What you have to do => Restate the span of lines that starts with the line containing "Give me the matplotlib source for this chart." and ends with the line containing "plt.rcParams['font.family'] = ['Liberation", word for word, including both, with nothing else.

Dataset =>
++++

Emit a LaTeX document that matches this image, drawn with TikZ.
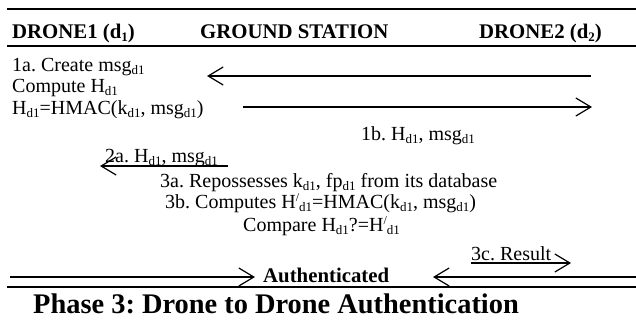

++++

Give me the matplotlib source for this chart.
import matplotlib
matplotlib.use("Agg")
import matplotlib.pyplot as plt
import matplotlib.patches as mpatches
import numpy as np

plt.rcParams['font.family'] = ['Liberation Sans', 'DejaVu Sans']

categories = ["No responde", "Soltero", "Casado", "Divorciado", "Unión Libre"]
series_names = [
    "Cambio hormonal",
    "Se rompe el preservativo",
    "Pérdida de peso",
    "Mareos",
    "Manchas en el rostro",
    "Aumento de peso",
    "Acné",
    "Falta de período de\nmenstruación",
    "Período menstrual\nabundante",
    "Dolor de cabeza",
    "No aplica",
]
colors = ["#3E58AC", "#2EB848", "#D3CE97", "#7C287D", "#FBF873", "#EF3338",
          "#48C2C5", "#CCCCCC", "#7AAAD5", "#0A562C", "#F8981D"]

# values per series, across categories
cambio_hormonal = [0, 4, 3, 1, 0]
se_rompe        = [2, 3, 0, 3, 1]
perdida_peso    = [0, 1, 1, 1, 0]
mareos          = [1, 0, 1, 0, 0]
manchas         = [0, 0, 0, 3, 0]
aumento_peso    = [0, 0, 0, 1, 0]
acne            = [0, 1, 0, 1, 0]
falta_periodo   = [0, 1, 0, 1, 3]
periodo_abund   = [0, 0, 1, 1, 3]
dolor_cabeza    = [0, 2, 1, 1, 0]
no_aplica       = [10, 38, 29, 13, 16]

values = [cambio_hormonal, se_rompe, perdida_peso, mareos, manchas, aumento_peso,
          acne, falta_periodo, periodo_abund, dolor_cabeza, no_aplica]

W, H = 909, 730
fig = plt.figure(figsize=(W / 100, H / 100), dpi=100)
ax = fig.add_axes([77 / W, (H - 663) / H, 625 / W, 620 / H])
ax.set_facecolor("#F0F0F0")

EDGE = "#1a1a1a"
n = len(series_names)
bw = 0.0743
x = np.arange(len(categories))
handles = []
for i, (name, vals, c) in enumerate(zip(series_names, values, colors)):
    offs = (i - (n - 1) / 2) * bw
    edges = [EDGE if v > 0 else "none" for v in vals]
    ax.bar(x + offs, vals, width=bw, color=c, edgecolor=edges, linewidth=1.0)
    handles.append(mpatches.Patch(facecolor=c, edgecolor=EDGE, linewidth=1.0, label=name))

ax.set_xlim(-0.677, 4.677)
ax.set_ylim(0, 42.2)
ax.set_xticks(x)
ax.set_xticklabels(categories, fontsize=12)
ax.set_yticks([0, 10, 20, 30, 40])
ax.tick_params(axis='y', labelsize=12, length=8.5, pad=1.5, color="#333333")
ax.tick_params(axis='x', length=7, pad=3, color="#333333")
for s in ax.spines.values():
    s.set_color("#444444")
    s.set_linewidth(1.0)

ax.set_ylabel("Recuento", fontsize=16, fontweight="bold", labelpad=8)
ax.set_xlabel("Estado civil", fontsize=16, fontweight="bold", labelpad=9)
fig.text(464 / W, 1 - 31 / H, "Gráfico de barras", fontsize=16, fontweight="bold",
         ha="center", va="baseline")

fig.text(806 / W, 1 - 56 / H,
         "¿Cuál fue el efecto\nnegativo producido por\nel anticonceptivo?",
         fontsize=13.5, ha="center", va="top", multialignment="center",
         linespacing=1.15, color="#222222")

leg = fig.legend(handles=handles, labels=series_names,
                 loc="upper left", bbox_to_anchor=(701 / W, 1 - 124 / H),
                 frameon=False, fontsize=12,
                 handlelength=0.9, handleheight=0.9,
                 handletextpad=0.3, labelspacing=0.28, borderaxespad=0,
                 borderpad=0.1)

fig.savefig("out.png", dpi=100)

++++

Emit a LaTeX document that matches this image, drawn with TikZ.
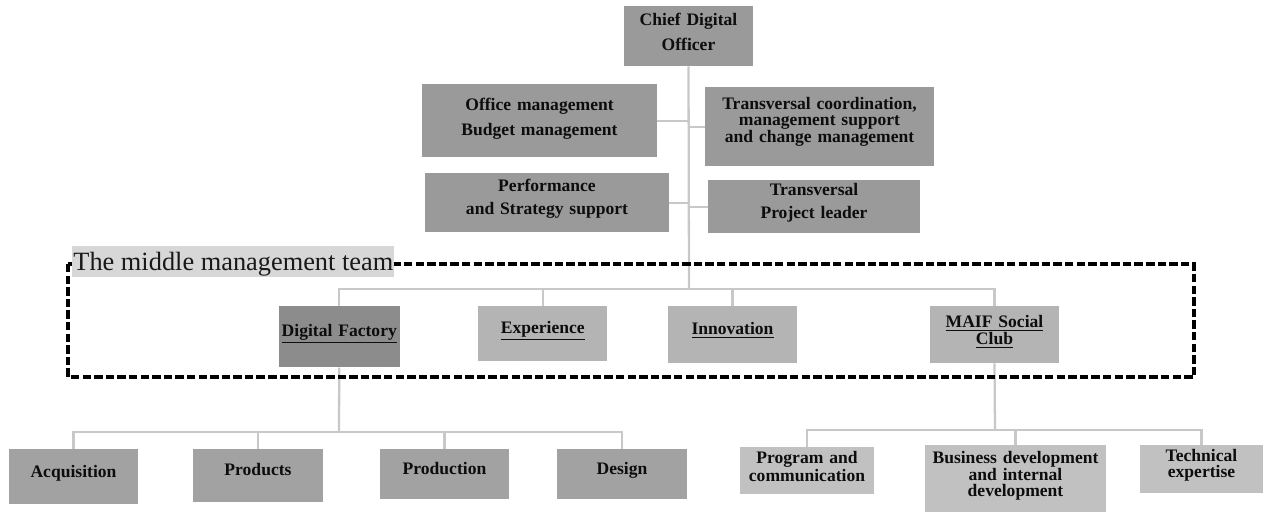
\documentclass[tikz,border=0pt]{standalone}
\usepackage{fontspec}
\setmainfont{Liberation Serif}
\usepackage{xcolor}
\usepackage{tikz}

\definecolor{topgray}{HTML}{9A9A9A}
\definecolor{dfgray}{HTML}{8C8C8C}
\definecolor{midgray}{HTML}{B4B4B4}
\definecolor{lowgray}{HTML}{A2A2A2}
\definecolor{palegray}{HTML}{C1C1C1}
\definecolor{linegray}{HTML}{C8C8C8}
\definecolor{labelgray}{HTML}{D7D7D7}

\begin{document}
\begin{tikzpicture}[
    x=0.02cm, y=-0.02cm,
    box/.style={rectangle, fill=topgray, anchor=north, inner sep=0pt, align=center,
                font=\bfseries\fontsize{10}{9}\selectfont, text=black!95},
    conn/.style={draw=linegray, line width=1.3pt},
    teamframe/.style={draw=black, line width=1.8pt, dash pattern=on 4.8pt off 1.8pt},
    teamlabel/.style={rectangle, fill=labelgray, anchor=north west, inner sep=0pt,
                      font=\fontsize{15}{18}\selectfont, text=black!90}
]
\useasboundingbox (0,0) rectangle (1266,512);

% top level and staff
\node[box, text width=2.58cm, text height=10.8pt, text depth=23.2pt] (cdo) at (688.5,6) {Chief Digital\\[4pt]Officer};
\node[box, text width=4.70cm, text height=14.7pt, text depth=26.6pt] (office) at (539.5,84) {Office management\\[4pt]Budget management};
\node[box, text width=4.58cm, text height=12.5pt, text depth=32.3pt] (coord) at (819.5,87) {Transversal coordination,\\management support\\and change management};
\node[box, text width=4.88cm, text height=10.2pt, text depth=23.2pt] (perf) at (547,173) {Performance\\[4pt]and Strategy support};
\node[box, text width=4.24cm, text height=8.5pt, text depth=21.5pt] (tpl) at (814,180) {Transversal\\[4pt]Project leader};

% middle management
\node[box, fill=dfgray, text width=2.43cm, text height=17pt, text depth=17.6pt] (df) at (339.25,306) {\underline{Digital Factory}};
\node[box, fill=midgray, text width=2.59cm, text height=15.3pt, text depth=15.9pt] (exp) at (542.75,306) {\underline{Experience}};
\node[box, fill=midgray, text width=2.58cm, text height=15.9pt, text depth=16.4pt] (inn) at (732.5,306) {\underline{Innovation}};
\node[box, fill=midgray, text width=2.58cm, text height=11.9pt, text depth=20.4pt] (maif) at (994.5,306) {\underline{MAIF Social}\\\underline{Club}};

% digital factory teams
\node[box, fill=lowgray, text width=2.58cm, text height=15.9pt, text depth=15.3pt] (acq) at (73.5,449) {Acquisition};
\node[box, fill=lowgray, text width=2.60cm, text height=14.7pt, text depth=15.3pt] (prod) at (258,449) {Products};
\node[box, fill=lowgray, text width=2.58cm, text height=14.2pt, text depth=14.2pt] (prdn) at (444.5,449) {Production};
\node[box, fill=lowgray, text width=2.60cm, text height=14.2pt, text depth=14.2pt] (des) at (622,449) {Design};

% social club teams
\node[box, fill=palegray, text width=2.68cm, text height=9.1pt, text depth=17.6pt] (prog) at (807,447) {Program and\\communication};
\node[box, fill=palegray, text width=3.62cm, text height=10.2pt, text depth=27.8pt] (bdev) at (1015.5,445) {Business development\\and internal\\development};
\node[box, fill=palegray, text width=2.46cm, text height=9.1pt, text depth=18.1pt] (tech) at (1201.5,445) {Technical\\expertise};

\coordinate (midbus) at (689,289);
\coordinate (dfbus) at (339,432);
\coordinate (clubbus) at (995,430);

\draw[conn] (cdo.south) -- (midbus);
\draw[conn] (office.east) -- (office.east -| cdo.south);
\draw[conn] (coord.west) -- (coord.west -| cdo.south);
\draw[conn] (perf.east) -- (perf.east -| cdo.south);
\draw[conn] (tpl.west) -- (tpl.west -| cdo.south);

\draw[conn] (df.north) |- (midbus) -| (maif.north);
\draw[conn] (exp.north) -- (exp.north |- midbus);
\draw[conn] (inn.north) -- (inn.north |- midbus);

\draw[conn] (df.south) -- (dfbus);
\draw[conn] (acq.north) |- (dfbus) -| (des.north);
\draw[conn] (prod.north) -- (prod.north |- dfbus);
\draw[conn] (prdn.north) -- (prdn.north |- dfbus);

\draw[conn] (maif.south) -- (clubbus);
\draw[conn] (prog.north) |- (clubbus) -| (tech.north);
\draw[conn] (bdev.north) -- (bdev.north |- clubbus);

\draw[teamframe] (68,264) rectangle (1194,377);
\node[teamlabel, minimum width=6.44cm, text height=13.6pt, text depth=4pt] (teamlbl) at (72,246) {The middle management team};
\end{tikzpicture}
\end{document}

++++

Worked answer =>
Give me the matplotlib source for this chart.
import matplotlib
matplotlib.use("Agg")
import matplotlib.pyplot as plt
import matplotlib.patches as mpatches
import numpy as np

plt.rcParams['font.family'] = ['Liberation Sans', 'DejaVu Sans']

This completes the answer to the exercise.